Report: M&A Value at Lowest Level Since 2009

mergers and acquisitions

Steep inflation, a volatile market and rising interest rates have led many companies to put their acquisition plans on hold.

The value of worldwide mergers and acquisitions announced by companies dropped 34% in the first nine months of the year, to $2.81 trillion, The Wall Street Journal (WSJ) reported Monday (Oct. 10), citing data from Refinitv.

The report says this is the largest drop in mergers and acquisition (M&A) values since 2009, when that number fell 42% thanks to the global financial crisis. Deals fell across global markets: a 40% decline for sellers based in the Americas and a 24% decrease in Europe, Refinitiv said.

According to the WSJ report, many companies say they have begun to hold off on M&As until they have a better idea of the economy’s outlook, even as valuations have fallen and the strength of the dollar against most major currencies gives U.S. buyers more purchasing power to buy up targets overseas.

Read more: Strong Dollar Makes UK Businesses Vulnerable to Takeovers

PYMNTS reported on this phenomenon last week, after a leader in the London financial sector expressed worry that U.K. companies are vulnerable to being taken over by foreign entities taking advantage of both a weak British pound and overall weakness in equity markets.

Ross Mitchinson, co-chief executive of U.K. brokerage and investment bank Numis, told the Financial Times that businesses are being targeted for acquisition.

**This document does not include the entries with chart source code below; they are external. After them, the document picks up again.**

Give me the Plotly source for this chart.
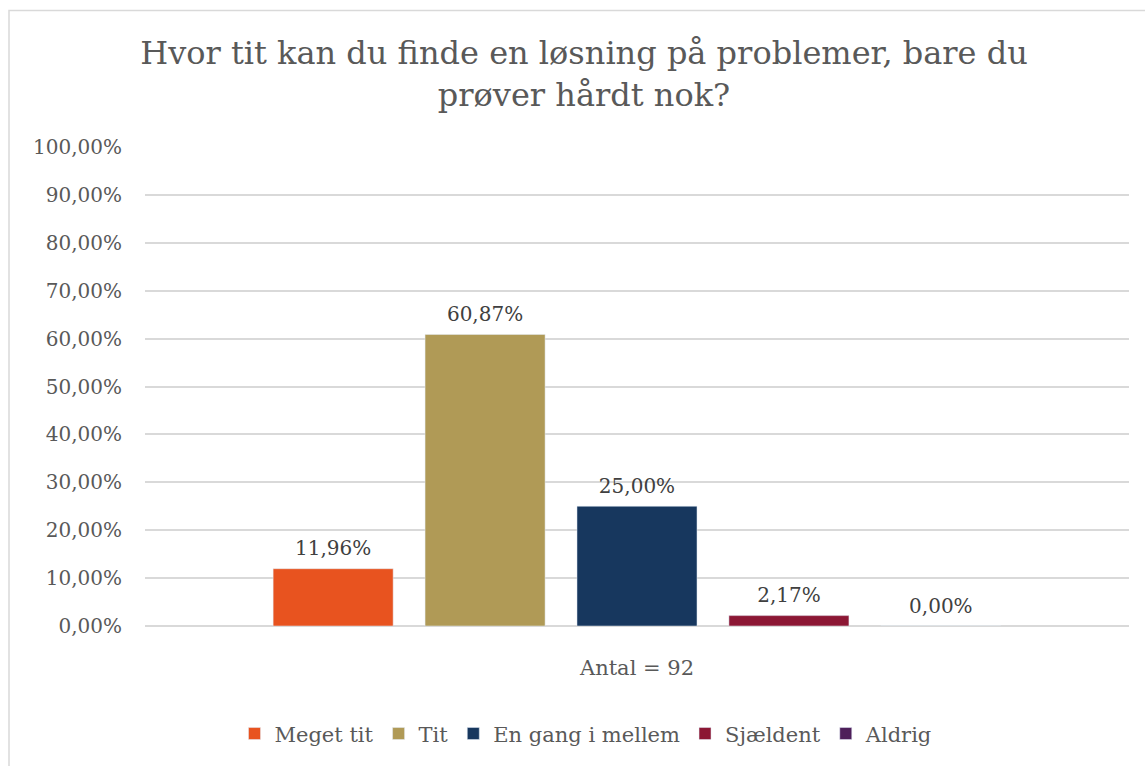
import plotly.graph_objects as go

category = ["Antal = 92"]
series_names = ["Meget tit", "Tit", "En gang i mellem", "Sjældent", "Aldrig"]
series_values = [11.96, 60.87, 25.00, 2.17, 0.00]
series_colors = ["#E8531F", "#B09A56", "#17375E", "#8C1734", "#4E1F5A"]
y_ticks = [0, 10, 20, 30, 40, 50, 60, 70, 80, 90, 100]
y_tick_labels = [f"{v:.2f}".replace(".", ",") + "%" for v in y_ticks]
title_text = "Hvor tit kan du finde en løsning på problemer, bare du<br>prøver hårdt nok?"

FONT = "DejaVu Serif"

fig = go.Figure()
for i, (name, val, col) in enumerate(zip(series_names, series_values, series_colors)):
    fig.add_trace(go.Bar(
        x=category, y=[val], name=name, marker_color=col,
        offsetgroup=str(i), alignmentgroup="a",
    ))
for i, (name, val) in enumerate(zip(series_names, series_values)):
    fig.add_trace(go.Scatter(
        x=category, y=[val], mode="markers+text", showlegend=False,
        offsetgroup=str(i), alignmentgroup="a",
        marker=dict(size=12, opacity=0),
        text=[f"{val:.2f}".replace(".", ",") + "%"], textposition="top center",
        textfont=dict(family=FONT, size=20, color="#404040"),
        cliponaxis=False, hoverinfo="skip",
    ))

W, H = 1145, 766
L, R, T, B = 145, 16, 147, 135
pw, ph = W - L - R, H - T - B

def px_x(x):
    return (x - L) / pw

def px_y(y):
    return (H - B - y) / ph

fig.update_layout(
    width=W, height=H,
    margin=dict(l=L, r=R, t=T, b=B),
    paper_bgcolor="white", plot_bgcolor="white",
    separators=",.",
    font=dict(family=FONT, color="#595959"),
    title=dict(text=title_text, x=584 / W, xanchor="center",
               y=1 - 64 / H, yanchor="middle",
               font=dict(family=FONT, size=32, color="#595959")),
    barmode="group", bargap=0.228, bargroupgap=0.21,
    scattermode="group", scattergap=0.228,
    showlegend=True,
    legend=dict(orientation="h", x=px_x(586), xanchor="center",
                y=px_y(740), yanchor="middle",
                font=dict(family=FONT, size=21, color="#595959"),
                itemwidth=30, traceorder="normal"),
    xaxis=dict(showgrid=False, showline=False, ticks="",
               tickfont=dict(family=FONT, size=21, color="#595959"),
               ticklabelstandoff=27),
    yaxis=dict(range=[0, 100], tickvals=y_ticks, ticktext=y_tick_labels,
               showgrid=True, gridcolor="#D9D9D9", gridwidth=1.5,
               zeroline=True, zerolinecolor="#D9D9D9", zerolinewidth=1.5,
               showline=False, ticks="",
               tickfont=dict(family=FONT, size=20, color="#595959"),
               ticklabelstandoff=22),
    shapes=[dict(type="rect", xref="paper", yref="paper",
                 x0=px_x(9), x1=px_x(1160), y0=px_y(780), y1=px_y(9),
                 line=dict(color="#D9D9D9", width=1.5), fillcolor="rgba(0,0,0,0)",
                 layer="below")],
)

fig.write_html("out.html", config={"displayModeBar": False},
               post_script="document.body.style.margin='0';")
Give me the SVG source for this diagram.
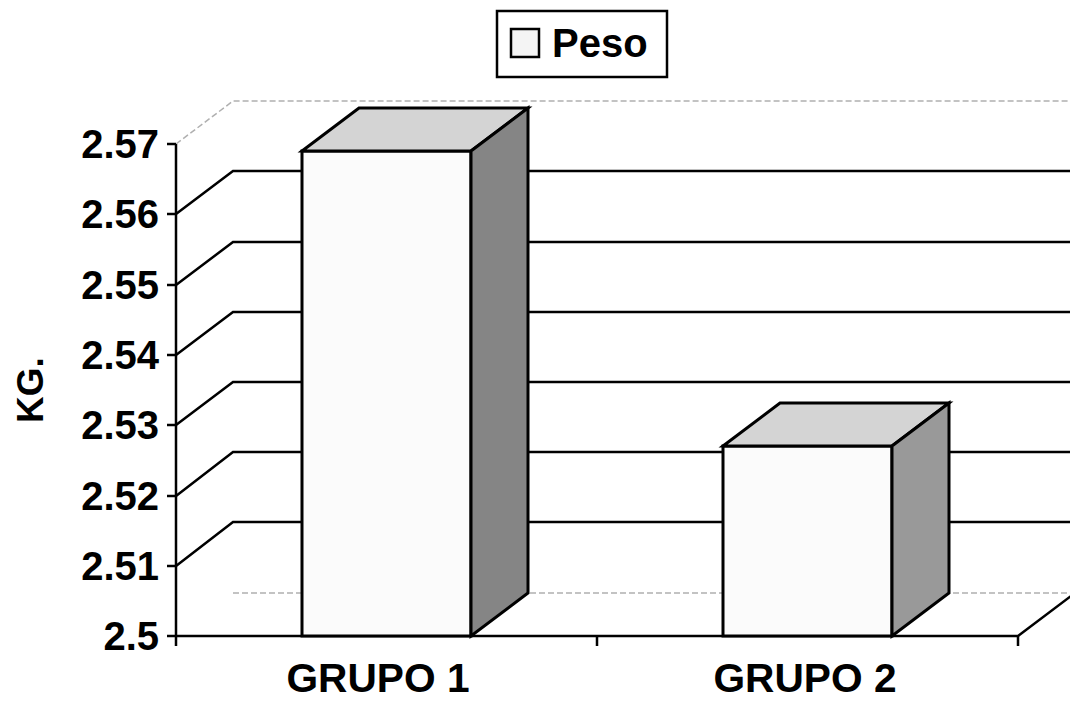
<svg xmlns="http://www.w3.org/2000/svg" width="1070" height="704" viewBox="0 0 1070 704">
<style>
.t{font-family:"Liberation Sans",Arial,sans-serif;font-weight:bold;font-size:40px;fill:#000}
.ax{stroke:#000;stroke-width:2.5;fill:none}
.grid{stroke:#000;stroke-width:2.5;fill:none}
.wall{stroke:#b0b0b0;stroke-width:1.5;fill:none;stroke-dasharray:6 3}
.edge{stroke:#000;stroke-width:3;stroke-linejoin:miter}
.front{fill:#fbfbfb}
.top{fill:#d4d4d4}
.side{fill:#858585}
</style>
<rect width="1070" height="704" fill="#fff"/>
<g id="walls">
<path class="wall" d="M176,144 L233,101 L1070,101"/>
<path class="wall" d="M233,593 L1070,593"/>
</g>
<g id="gridlines">
<path class="grid" d="M176,214 L233,171 L1070,171"/>
<path class="grid" d="M176,285 L233,242 L1070,242"/>
<path class="grid" d="M176,355 L233,312 L1070,312"/>
<path class="grid" d="M176,425 L233,382 L1070,382"/>
<path class="grid" d="M176,496 L233,452 L1070,452"/>
<path class="grid" d="M176,566 L233,522 L1070,522"/>
</g>
<g id="axes">
<path class="ax" d="M176,144 L176,646"/>
<path class="ax" d="M167,144 H176 M167,214 H176 M167,285 H176 M167,355 H176 M167,425 H176 M167,496 H176 M167,566 H176 M167,636 H176"/>
<path class="ax" d="M176,636 H1018 L1075,593"/>
<path class="ax" d="M597,636 V646 M1018,636 V646"/>
</g>
<g id="bar-grupo1">
<rect class="front edge" x="302" y="151" width="169" height="485"/>
<polygon class="top edge" points="302,151 359,108 528,108 471,151"/>
<polygon class="side edge" points="471,151 528,108 528,593 471,636"/>
</g>
<g id="bar-grupo2">
<rect class="front edge" x="723" y="446" width="169" height="190"/>
<polygon class="top edge" points="723,446 780,403 949,403 892,446"/>
<polygon class="side edge" points="892,446 949,403 949,593 892,636" style="fill:#999"/>
</g>
<g id="y-labels">
<text class="t" x="159" y="158" text-anchor="end">2.57</text>
<text class="t" x="159" y="228" text-anchor="end">2.56</text>
<text class="t" x="159" y="299" text-anchor="end">2.55</text>
<text class="t" x="159" y="369" text-anchor="end">2.54</text>
<text class="t" x="159" y="439" text-anchor="end">2.53</text>
<text class="t" x="159" y="510" text-anchor="end">2.52</text>
<text class="t" x="159" y="580" text-anchor="end">2.51</text>
<text class="t" x="159" y="650" text-anchor="end">2.5</text>
</g>
<g id="y-title">
<text class="t" style="font-size:37px" x="0" y="0" text-anchor="middle" transform="translate(43,390) rotate(-90)">KG.</text>
</g>
<g id="x-labels">
<text class="t" x="378" y="692" text-anchor="middle" textLength="183" lengthAdjust="spacingAndGlyphs">GRUPO 1</text>
<text class="t" x="805" y="692" text-anchor="middle" textLength="183" lengthAdjust="spacingAndGlyphs">GRUPO 2</text>
</g>
<g id="legend">
<rect x="497" y="11" width="170" height="66" fill="#fff" stroke="#000" stroke-width="2.5"/>
<rect x="511" y="29" width="28" height="28" fill="#f4f4f4" stroke="#000" stroke-width="2.5"/>
<text class="t" x="552" y="57">Peso</text>
</g>
</svg>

“M&A is being driven by U.K. companies being bid for by overseas companies getting the double benefit of weakened sterling and lowly valued equity markets,” he said.

Mitchinson also noted that private equity funds are using more equity than typical to fund deals as borrowing is difficult. However, he noted that investors will replace their equity with debt once lending begins to ease.

“They can refinance these deals with debt when the market reopens,” he continued. “Sadly, the U.K. is having more companies leave the market than join.”